The most daunting part of this for Canada has been the opposition to various pipeline projects that would allow oil producers a more direct avenue to ports where their oil could be exported. Three major projects have seen delays and staunch opposition…
Of course, TransCanada’s (NYSE: TRP) Keystone XL is the most famous one, as it would travel over our northern border and slice the U.S. in half on its way to the Gulf Coast.
But as you know President Obama has continually delayed a final approval for the project that has pitted energy sector lobbyists against environmental consultants in Washington.
And although another major project, the Northern Gateway pipeline, was approved by Canada’s government in June, over 200 conditions were added to the proposal. This created a much more expensive, debt-ridden project that will take many years to manifest.
And the latest blow to Canada’s export hopes is the Trans Mountain Pipeline Project.
Owned and operated by the various Kinder Morgan (NYSE: KMI) subsidiaries, the Trans Mountain Pipeline system has been in operation since the 1950s, but now that Kinder Morgan wants to expand the pipeline to bring oil sands to the pacific, many parties are voicing opposition.
Among those are the government in Vancouver, who wants to be the greenest city in the world by 2020, and several Native populations who say that the pipeline will affect their tribal lands and the delicate ecosystems where fish and wildlife reign.
Amid the scrutiny of these various attempts by Canada to expand the buyers of their crude oil, there lies a problem…
Although many of the people fighting against these projects want to preserve their lands and heritage, or want to meet goals set by their constituents, blocking these pipelines will enable more movement of crude by rail.
And crude by rail has had it’s own deadly problems as the North American energy renaissance has hit full stride.
Even if these pipelines are blocked or delayed so long that they no longer make economic sense, I have my doubts that producers in Canada’s oil sands will stop drilling.

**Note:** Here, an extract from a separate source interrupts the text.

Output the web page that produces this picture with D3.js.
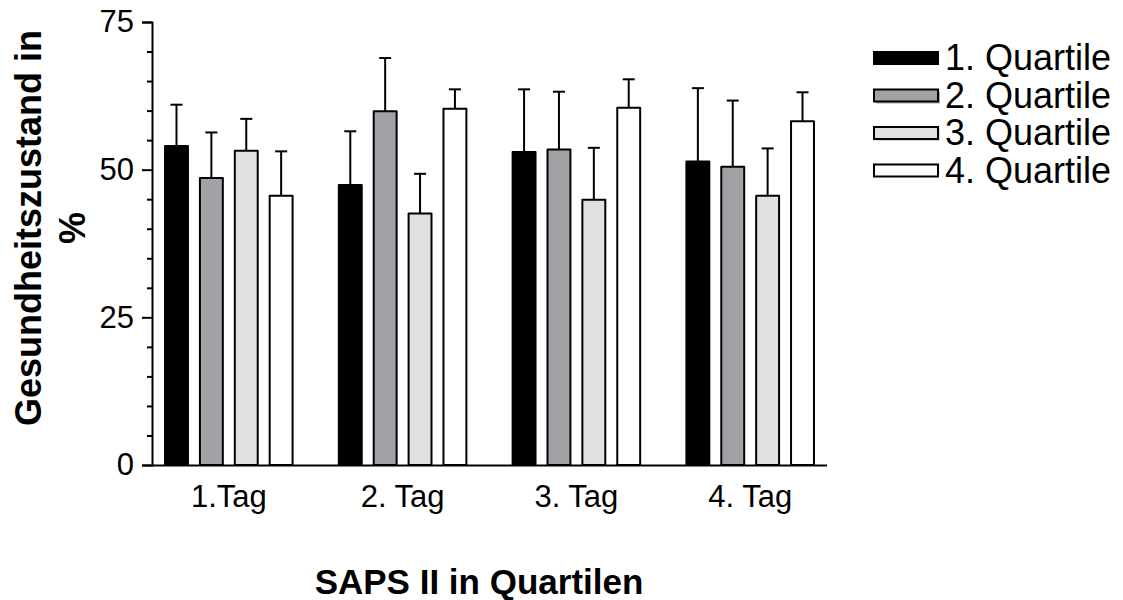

Instead they will use rail, truck, and any other possible means to ship their product.
Which means that the hazardous rail transports will continue, and the cost of oil sands crude will remain high.
So if you’re an investor in the oil sands, it’s probably a smart move to transition your portfolio away from these hazardous and expensive projects and into a more secure energy space.
A good place to look is the Eagle Ford where there is no shortage of infrastructure and ports to bring crude oil and gas to market.